Michael Egorov, Curve Finance (Swiss Stake GmbH)

June 9, 2021

Introduction

Automatic market-makers (AMMs) are one of the major innovations which decentralized finance brought. First, Uniswap brought markets created by \(x·y = k\) invariant which doesn’t make any assumption about pricing of underlying assets and spreads liquidity across all prices evenly. Next, we introduced the stableswap invariant which allowed to focus most of liquidity around price 1.0 (or really any price), a very useful feature for creating stablecoin-to-stablecoin liquidity.
In this work, we describe a method for creating liquidity for assets which aren’t necessarily pegged to each other in a way more efficient than \(x · y = k\) invariant. We concentrate liquidity given by the current “internal oracle” price but only move that price when the loss is smaller than part of the profit which the system makes. This creates \(5 − 10\) times higher liquidity than the Uniswap invariant, as well as higher profits for liquidity providers.
We describe the method in general, the invariants chosen, limits of their applicability and results of simulations based on historic pricing data.

Transformed pegged invariants

Let’s transform the price space in such a way that all the prices are converted from some target to the area close to \(1\) by a transformation \(T()\). We already do that with compound and y pools on curve.fi. Let the vector of balances in the smart contract be \(\mathbf{b} = (b_0, b_1, . . .)\) where \(b_i\) is balance of \(i\)-th token supported by the pool.
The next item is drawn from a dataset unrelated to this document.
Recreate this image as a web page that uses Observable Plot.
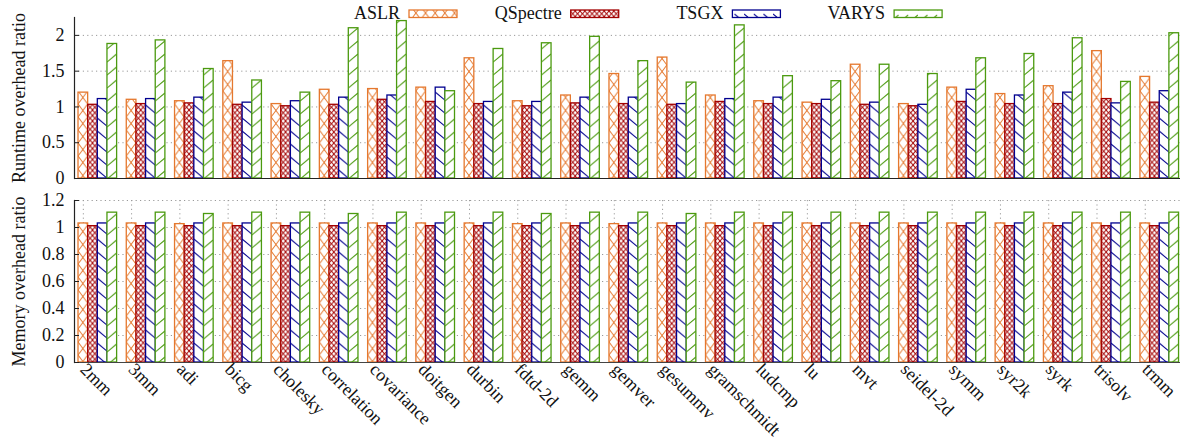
<!DOCTYPE html>
<html><head><meta charset="utf-8">
<script src="https://cdn.jsdelivr.net/npm/d3@7"></script>
<script src="https://cdn.jsdelivr.net/npm/@observablehq/plot@0.6"></script>
<style>
html,body{margin:0;padding:0;background:#fff;}
#wrap{position:relative;width:1180px;height:446px;font-family:"Liberation Serif",serif;overflow:hidden;}
#wrap svg{display:block;}
#legend{position:absolute;left:0;top:0;}
#defs{position:absolute;left:0;top:0;}
</style></head>
<body>
<svg id="defs" width="0" height="0"></svg>
<div id="wrap"><div id="topchart"></div><div id="bottomchart"></div><svg id="legend" width="1180" height="26"></svg></div>
<script>
const categories = ["2mm","3mm","adi","bicg","cholesky","correlation","covariance","doitgen","durbin","fdtd-2d","gemm","gemver","gesummv","gramschmidt","ludcmp","lu","mvt","seidel-2d","symm","syr2k","syrk","trisolv","trmm"];
const series = ["ASLR","QSpectre","TSGX","VARYS"];
const colors = ["#e5782e","#a30000","#00008f","#4b9a0f"];

const runtimeASLR     = [1.20,1.10,1.08,1.64,1.04,1.24,1.25,1.27,1.68,1.08,1.16,1.46,1.69,1.16,1.08,1.06,1.59,1.04,1.27,1.18,1.29,1.78,1.42];
const runtimeQSpectre = [1.03,1.04,1.05,1.03,1.01,1.03,1.10,1.07,1.04,1.01,1.05,1.04,1.03,1.07,1.04,1.04,1.03,1.01,1.07,1.04,1.04,1.11,1.06];
const runtimeTSGX     = [1.11,1.11,1.13,1.06,1.08,1.13,1.16,1.27,1.07,1.07,1.13,1.13,1.04,1.11,1.13,1.10,1.06,1.03,1.24,1.16,1.20,1.05,1.22];
const runtimeVARYS    = [1.88,1.93,1.53,1.37,1.20,2.10,2.20,1.22,1.81,1.89,1.98,1.64,1.34,2.14,1.43,1.36,1.59,1.46,1.68,1.74,1.96,1.35,2.03];

const memoryASLR     = [1.03,1.03,1.025,1.03,1.03,1.03,1.03,1.03,1.03,1.025,1.03,1.025,1.03,1.03,1.03,1.03,1.03,1.03,1.03,1.03,1.03,1.03,1.03];
const memoryQSpectre = [1.01,1.01,1.01,1.01,1.01,1.01,1.01,1.01,1.01,1.01,1.01,1.01,1.01,1.01,1.01,1.01,1.01,1.01,1.01,1.01,1.01,1.01,1.01];
const memoryTSGX     = [1.03,1.03,1.03,1.03,1.03,1.03,1.03,1.03,1.03,1.03,1.03,1.03,1.03,1.03,1.03,1.03,1.03,1.03,1.03,1.03,1.03,1.03,1.03];
const memoryVARYS    = [1.11,1.11,1.10,1.11,1.11,1.10,1.11,1.11,1.11,1.10,1.11,1.11,1.10,1.11,1.11,1.11,1.11,1.11,1.11,1.11,1.11,1.11,1.11];

const runtimeTicks = [0,0.5,1,1.5,2];
const memoryTicks = [0,0.2,0.4,0.6,0.8,1,1.2];

const runtimeVals = [runtimeASLR, runtimeQSpectre, runtimeTSGX, runtimeVARYS];
const memoryVals = [memoryASLR, memoryQSpectre, memoryTSGX, memoryVARYS];

function table(vals) {
  const out = [];
  series.forEach((s, k) => categories.forEach((c, i) => out.push({category: c, series: s, value: vals[k][i]})));
  return out;
}
const runtime = table(runtimeVals);
const memory = table(memoryVals);

// layout
const W = 1180, ML = 74, MR = 0;
const xOpts = {domain: categories, type: "band", paddingInner: 0.2, paddingOuter: 0.0565, align: 0.734, round: false, axis: null};
const band = d3.scaleBand(categories, [ML, W - MR]).paddingInner(0.2).paddingOuter(0.0565).align(0.734);
const bw = band.bandwidth() / series.length;
const x0 = band(categories[0]);

// hatch patterns
const defs = d3.select("#defs").append("defs");
function pat(id, w, h, color, paths) {
  const p = defs.append("pattern").attr("id", id).attr("patternUnits", "userSpaceOnUse")
    .attr("x", x0).attr("y", 0).attr("width", w).attr("height", h);
  p.append("rect").attr("width", w).attr("height", h).attr("fill", "white");
  paths.forEach(d => p.append("path").attr("d", d).attr("stroke", color).attr("stroke-width", 1).attr("fill", "none"));
}
pat("pat-0", bw, 13, colors[0], [`M0,0L${bw},13`, `M${bw},0L0,13`]);
pat("pat-1", bw/2, 5.5, colors[1], [`M0,0L${bw/2},5.5`, `M${bw/2},0L0,5.5`]);
pat("pat-2", bw, 13, colors[2], [`M0,1L${bw},${1+bw*0.85}`]);
pat("pat-3", bw, 13, colors[3], [`M0,${2+bw*0.85}L${bw},2`]);

const style = {fontFamily: "'Liberation Serif', serif", fontSize: "18px", background: "white", color: "#111", overflow: "visible"};
const dotted = {stroke: "#9a9a9a", strokeOpacity: 1, strokeDasharray: "1.2,3.2", strokeWidth: 1};

function bars(data) {
  return series.map((s, k) => Plot.barY(data.filter(d => d.series === s), {
    x: "category", y: "value",
    insetLeft: k * bw, insetRight: (series.length - 1 - k) * bw,
    fill: `url(#pat-${k})`, stroke: colors[k], strokeWidth: 1.3
  }));
}

const fmt = d3.format("~g");

const topPlot = Plot.plot({
  width: W, height: 186, marginLeft: ML, marginRight: MR, marginTop: 17, marginBottom: 8,
  style,
  x: xOpts,
  y: {domain: [0, 2.25]},
  marks: [
    Plot.gridY(runtimeTicks.slice(1), dotted),
    ...bars(runtime),
    Plot.ruleY([0], {stroke: "#222", strokeWidth: 1.2}),
    Plot.axisY(runtimeTicks, {tickSize: 0, tickPadding: 10, tickFormat: fmt, fontSize: 18,
      label: "Runtime overhead ratio", labelAnchor: "center", labelArrow: "none", labelOffset: 62}),
    Plot.axisY(runtimeTicks, {tickSize: 5, dx: 5, tickFormat: () => "", label: null, stroke: "#222"}),
    Plot.frame({anchor: "left", stroke: "#222", strokeWidth: 1.2})
  ]
});
document.getElementById("topchart").appendChild(topPlot);

const bottomPlot = Plot.plot({
  width: W, height: 260, marginLeft: ML, marginRight: MR, marginTop: 14, marginBottom: 84,
  style,
  x: xOpts,
  y: {domain: [0, 1.2]},
  marks: [
    Plot.gridY(memoryTicks.slice(1), dotted),
    Plot.gridX({...dotted, dx: -1.5 * bw}),
    ...bars(memory),
    Plot.ruleY([0], {stroke: "#444", strokeWidth: 1.2}),
    Plot.axisY(memoryTicks, {tickSize: 0, tickPadding: 10, tickFormat: fmt, fontSize: 18,
      label: "Memory overhead ratio", labelAnchor: "center", labelArrow: "none", labelOffset: 62}),
    Plot.axisY(memoryTicks, {tickSize: 5, dx: 5, tickFormat: () => "", label: null, stroke: "#222"}),
    Plot.axisX({tickSize: 0, tickRotate: 45, tickPadding: 4, dx: -1.5 * bw, fontSize: 18, label: null}),
    Plot.frame({anchor: "left", stroke: "#222", strokeWidth: 1.2})
  ]
});
document.getElementById("bottomchart").appendChild(bottomPlot);

// legend
const lg = d3.select("#legend").style("font-family", "'Liberation Serif', serif").style("font-size", "18px");
series.forEach((s, k) => {
  const bx = 409 + k * 161.7;
  lg.append("rect").attr("x", bx).attr("y", 10).attr("width", 48).attr("height", 7.5)
    .attr("fill", `url(#pat-${k})`).attr("stroke", colors[k]).attr("stroke-width", 1.3);
  lg.append("text").attr("x", bx - 9).attr("y", 18.5).attr("text-anchor", "end").attr("fill", "#111").text(s);
});
</script>
</body></html>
Let the contract keep the internal set of coefficient \(\mathbf{p} = (p_0, p_1, . . .)\) which we call price_scale in the code. Then real balances \(\mathbf{b}\) and transformed balances \(\mathbf{b'}\) can be converted between each other as:

\[ \mathbf{b} = T(\mathbf{b', p}) = (b'_0 p_0, b'_1 p_1, ...); \]
\[ \mathbf{b'} = T^{-1} (\mathbf{b, p}) = (\frac {b_0}{p_0}, \frac{b_1}{p_1}, ...). \]

An invariant can be represented as a hypersurface (a curve if the number of dimensions is 2) given by:

Figure 1: Comparison of AMM invariants: constant-product (dashed line), stableswap (blue) and from this w (orange)
\[ I(\mathbf{b'}) = 0. \]

The invariant function is convenient to choose in such a way that \(p_0 = 1\) (for example, \(0\)-th asset is USD ant all prices are measured relative to USD). The invariants we consider are constructed in such a way that:

\[ ∀x : I (x,x,...) = 0 \]

One example of such an invariant is stableswap invariant. Another is the one which is discussed here further. Both are presented on Figure 1.
The particular curve depends on deposits in pools. It is convenient to define an invariant \(D\) which is constant for the same curve in such a way that it is equal to the total deposits in the pool when it is in equilibrium:

\[ \mathbf{x}_{eq} = (x_{eq}, x_{eq},...), \]
\[ I(\mathbf{x}_{eq}, D) = 0, \]
\[ D = Nx_{eq}. \]

Since \(D\) essentially parametrizes the curve, the equilibrium point \(x_{eq}\) (the one vector \(\mathbf{p}\) pegs to) becomes trivial to obtain. \(N\) here is number of coins.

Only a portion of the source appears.